(Data block)
* START *

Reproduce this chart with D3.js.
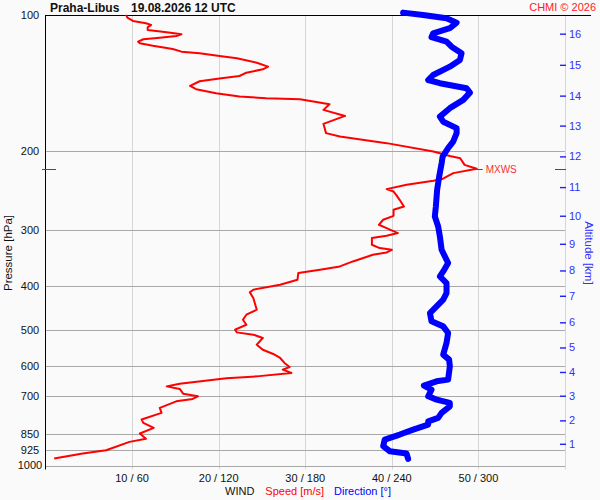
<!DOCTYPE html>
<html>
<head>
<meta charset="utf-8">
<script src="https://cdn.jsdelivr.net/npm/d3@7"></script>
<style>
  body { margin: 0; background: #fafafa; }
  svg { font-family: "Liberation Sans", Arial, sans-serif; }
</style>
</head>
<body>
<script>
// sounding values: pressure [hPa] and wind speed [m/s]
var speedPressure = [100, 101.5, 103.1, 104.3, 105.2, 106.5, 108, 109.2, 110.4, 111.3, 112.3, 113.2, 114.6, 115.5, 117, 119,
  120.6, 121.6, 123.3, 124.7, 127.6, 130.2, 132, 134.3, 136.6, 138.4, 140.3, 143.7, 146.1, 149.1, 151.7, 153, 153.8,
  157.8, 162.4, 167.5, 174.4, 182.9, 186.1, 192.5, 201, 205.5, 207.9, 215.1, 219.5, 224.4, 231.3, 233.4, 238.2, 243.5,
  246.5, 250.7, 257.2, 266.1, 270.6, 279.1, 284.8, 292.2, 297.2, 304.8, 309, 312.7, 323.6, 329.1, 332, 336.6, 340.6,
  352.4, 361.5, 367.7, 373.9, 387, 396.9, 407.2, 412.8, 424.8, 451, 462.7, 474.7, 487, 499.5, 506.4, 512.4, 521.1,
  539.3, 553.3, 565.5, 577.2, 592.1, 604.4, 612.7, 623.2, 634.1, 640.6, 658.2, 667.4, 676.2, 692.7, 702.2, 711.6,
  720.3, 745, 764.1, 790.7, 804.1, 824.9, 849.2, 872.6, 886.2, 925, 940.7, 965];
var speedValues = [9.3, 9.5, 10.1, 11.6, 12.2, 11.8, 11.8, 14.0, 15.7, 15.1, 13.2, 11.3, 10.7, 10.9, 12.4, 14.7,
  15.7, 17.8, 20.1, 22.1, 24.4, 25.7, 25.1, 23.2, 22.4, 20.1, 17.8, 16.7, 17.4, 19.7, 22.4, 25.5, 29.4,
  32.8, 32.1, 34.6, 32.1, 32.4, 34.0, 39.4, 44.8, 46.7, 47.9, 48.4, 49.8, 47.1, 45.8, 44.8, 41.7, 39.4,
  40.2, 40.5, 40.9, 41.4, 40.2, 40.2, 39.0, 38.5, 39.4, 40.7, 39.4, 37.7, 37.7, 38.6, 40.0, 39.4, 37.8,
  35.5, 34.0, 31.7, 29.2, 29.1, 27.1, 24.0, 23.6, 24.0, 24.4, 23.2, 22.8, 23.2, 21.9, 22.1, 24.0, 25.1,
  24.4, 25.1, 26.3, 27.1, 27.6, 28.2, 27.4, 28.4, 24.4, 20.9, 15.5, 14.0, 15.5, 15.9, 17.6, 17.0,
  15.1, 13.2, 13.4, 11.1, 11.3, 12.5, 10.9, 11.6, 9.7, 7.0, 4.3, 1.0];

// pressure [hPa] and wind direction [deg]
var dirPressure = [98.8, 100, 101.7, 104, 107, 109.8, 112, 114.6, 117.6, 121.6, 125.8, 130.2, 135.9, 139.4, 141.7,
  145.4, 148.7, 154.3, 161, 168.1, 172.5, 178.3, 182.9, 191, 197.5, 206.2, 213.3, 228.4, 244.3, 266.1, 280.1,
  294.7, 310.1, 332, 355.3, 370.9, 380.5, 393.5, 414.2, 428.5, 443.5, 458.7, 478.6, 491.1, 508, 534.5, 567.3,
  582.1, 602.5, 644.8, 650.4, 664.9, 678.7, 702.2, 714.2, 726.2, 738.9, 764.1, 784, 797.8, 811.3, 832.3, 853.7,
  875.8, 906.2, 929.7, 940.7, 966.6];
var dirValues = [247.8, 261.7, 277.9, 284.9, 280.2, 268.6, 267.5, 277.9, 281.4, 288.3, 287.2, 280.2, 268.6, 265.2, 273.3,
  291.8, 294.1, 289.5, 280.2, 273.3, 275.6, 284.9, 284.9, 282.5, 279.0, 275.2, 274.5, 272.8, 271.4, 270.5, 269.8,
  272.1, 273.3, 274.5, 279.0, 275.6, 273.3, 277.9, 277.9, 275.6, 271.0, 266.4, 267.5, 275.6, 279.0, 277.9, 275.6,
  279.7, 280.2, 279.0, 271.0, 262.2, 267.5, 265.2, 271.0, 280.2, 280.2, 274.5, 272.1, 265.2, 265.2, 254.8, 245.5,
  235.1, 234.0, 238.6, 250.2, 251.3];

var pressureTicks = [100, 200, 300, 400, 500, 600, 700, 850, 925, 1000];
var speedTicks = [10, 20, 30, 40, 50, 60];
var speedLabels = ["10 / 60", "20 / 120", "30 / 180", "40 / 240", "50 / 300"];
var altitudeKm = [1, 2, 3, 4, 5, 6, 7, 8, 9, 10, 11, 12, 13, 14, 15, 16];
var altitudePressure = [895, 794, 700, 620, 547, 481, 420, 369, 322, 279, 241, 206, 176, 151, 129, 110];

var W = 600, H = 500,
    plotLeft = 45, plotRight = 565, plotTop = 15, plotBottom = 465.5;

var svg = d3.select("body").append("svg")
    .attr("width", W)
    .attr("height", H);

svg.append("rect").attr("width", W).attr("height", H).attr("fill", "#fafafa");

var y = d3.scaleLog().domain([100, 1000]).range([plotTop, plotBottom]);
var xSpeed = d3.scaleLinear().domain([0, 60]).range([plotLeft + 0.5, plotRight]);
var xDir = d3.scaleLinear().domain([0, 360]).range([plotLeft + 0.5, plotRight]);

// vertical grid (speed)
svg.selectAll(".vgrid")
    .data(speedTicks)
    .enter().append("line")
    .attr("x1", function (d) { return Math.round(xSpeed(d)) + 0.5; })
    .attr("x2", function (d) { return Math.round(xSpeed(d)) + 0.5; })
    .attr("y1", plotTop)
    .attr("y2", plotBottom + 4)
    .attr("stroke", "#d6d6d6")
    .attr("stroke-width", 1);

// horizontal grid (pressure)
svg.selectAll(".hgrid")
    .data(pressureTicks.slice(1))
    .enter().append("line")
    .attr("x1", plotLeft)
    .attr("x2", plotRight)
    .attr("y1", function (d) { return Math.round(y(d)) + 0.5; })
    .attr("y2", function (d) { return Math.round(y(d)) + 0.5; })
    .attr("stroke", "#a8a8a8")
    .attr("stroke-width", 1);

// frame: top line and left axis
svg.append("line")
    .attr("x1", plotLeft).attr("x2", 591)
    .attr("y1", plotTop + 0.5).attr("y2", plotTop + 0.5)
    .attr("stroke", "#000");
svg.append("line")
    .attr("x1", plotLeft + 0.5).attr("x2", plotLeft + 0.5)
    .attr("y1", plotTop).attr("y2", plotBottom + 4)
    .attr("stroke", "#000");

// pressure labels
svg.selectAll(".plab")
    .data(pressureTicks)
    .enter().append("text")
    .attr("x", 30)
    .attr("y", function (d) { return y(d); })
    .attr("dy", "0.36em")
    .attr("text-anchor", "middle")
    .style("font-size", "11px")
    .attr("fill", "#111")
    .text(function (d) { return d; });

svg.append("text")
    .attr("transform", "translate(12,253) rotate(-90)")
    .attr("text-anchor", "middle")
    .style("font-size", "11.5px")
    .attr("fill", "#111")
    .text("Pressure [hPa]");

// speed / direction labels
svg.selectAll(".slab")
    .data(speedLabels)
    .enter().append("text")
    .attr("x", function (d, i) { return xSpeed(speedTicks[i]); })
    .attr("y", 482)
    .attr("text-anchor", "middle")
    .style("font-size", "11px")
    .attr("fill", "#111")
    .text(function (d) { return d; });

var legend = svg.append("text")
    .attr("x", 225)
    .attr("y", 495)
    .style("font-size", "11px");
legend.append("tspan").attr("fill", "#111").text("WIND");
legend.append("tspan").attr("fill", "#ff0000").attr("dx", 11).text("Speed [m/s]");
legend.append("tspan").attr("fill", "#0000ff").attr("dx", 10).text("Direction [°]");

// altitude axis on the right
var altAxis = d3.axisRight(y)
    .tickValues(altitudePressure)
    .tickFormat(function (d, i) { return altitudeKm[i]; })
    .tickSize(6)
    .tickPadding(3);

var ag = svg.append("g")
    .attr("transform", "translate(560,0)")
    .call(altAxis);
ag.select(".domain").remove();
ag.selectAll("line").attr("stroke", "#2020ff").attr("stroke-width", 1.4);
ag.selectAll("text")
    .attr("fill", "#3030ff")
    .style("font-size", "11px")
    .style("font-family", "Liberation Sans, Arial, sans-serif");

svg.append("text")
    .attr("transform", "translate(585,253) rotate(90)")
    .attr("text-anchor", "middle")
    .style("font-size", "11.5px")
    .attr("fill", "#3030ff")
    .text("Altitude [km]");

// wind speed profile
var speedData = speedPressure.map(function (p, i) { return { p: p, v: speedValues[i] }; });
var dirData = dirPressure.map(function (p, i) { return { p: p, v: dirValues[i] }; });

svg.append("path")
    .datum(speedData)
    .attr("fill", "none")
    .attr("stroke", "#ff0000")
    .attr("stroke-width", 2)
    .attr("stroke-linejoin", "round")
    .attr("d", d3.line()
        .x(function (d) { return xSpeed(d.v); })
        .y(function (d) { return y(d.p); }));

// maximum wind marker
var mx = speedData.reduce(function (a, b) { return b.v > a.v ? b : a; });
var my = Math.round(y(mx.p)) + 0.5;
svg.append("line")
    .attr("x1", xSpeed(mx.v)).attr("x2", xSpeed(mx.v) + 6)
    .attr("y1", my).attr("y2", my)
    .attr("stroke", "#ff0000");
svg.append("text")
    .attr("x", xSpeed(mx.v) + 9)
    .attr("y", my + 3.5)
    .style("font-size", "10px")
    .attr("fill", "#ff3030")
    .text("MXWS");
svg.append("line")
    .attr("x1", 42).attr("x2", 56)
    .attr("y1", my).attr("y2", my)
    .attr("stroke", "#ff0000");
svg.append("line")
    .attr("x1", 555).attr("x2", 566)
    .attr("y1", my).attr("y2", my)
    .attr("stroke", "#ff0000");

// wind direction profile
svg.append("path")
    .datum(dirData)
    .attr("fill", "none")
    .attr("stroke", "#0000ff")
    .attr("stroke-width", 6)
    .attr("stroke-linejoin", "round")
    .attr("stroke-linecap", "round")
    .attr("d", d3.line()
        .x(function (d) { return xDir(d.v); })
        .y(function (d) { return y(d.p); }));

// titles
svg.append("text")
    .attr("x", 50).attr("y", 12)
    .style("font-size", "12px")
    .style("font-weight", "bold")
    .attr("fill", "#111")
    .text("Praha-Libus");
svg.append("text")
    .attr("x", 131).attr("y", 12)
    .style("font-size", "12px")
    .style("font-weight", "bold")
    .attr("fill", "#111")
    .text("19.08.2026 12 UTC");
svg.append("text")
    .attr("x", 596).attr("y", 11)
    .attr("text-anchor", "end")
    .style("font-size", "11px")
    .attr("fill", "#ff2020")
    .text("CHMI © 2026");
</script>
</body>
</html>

* END *

(Directions for this task) From the first line above down to the line with "7.0, 4.3, 1.0];", reproduce every line and no others, omitting pictures.

(Reply)
Reproduce this chart with D3.js.
<!DOCTYPE html>
<html>
<head>
<meta charset="utf-8">
<script src="https://cdn.jsdelivr.net/npm/d3@7"></script>
<style>
  body { margin: 0; background: #fafafa; }
  svg { font-family: "Liberation Sans", Arial, sans-serif; }
</style>
</head>
<body>
<script>
// sounding values: pressure [hPa] and wind speed [m/s]
var speedPressure = [100, 101.5, 103.1, 104.3, 105.2, 106.5, 108, 109.2, 110.4, 111.3, 112.3, 113.2, 114.6, 115.5, 117, 119,
  120.6, 121.6, 123.3, 124.7, 127.6, 130.2, 132, 134.3, 136.6, 138.4, 140.3, 143.7, 146.1, 149.1, 151.7, 153, 153.8,
  157.8, 162.4, 167.5, 174.4, 182.9, 186.1, 192.5, 201, 205.5, 207.9, 215.1, 219.5, 224.4, 231.3, 233.4, 238.2, 243.5,
  246.5, 250.7, 257.2, 266.1, 270.6, 279.1, 284.8, 292.2, 297.2, 304.8, 309, 312.7, 323.6, 329.1, 332, 336.6, 340.6,
  352.4, 361.5, 367.7, 373.9, 387, 396.9, 407.2, 412.8, 424.8, 451, 462.7, 474.7, 487, 499.5, 506.4, 512.4, 521.1,
  539.3, 553.3, 565.5, 577.2, 592.1, 604.4, 612.7, 623.2, 634.1, 640.6, 658.2, 667.4, 676.2, 692.7, 702.2, 711.6,
  720.3, 745, 764.1, 790.7, 804.1, 824.9, 849.2, 872.6, 886.2, 925, 940.7, 965];
var speedValues = [9.3, 9.5, 10.1, 11.6, 12.2, 11.8, 11.8, 14.0, 15.7, 15.1, 13.2, 11.3, 10.7, 10.9, 12.4, 14.7,
  15.7, 17.8, 20.1, 22.1, 24.4, 25.7, 25.1, 23.2, 22.4, 20.1, 17.8, 16.7, 17.4, 19.7, 22.4, 25.5, 29.4,
  32.8, 32.1, 34.6, 32.1, 32.4, 34.0, 39.4, 44.8, 46.7, 47.9, 48.4, 49.8, 47.1, 45.8, 44.8, 41.7, 39.4,
  40.2, 40.5, 40.9, 41.4, 40.2, 40.2, 39.0, 38.5, 39.4, 40.7, 39.4, 37.7, 37.7, 38.6, 40.0, 39.4, 37.8,
  35.5, 34.0, 31.7, 29.2, 29.1, 27.1, 24.0, 23.6, 24.0, 24.4, 23.2, 22.8, 23.2, 21.9, 22.1, 24.0, 25.1,
  24.4, 25.1, 26.3, 27.1, 27.6, 28.2, 27.4, 28.4, 24.4, 20.9, 15.5, 14.0, 15.5, 15.9, 17.6, 17.0,
  15.1, 13.2, 13.4, 11.1, 11.3, 12.5, 10.9, 11.6, 9.7, 7.0, 4.3, 1.0];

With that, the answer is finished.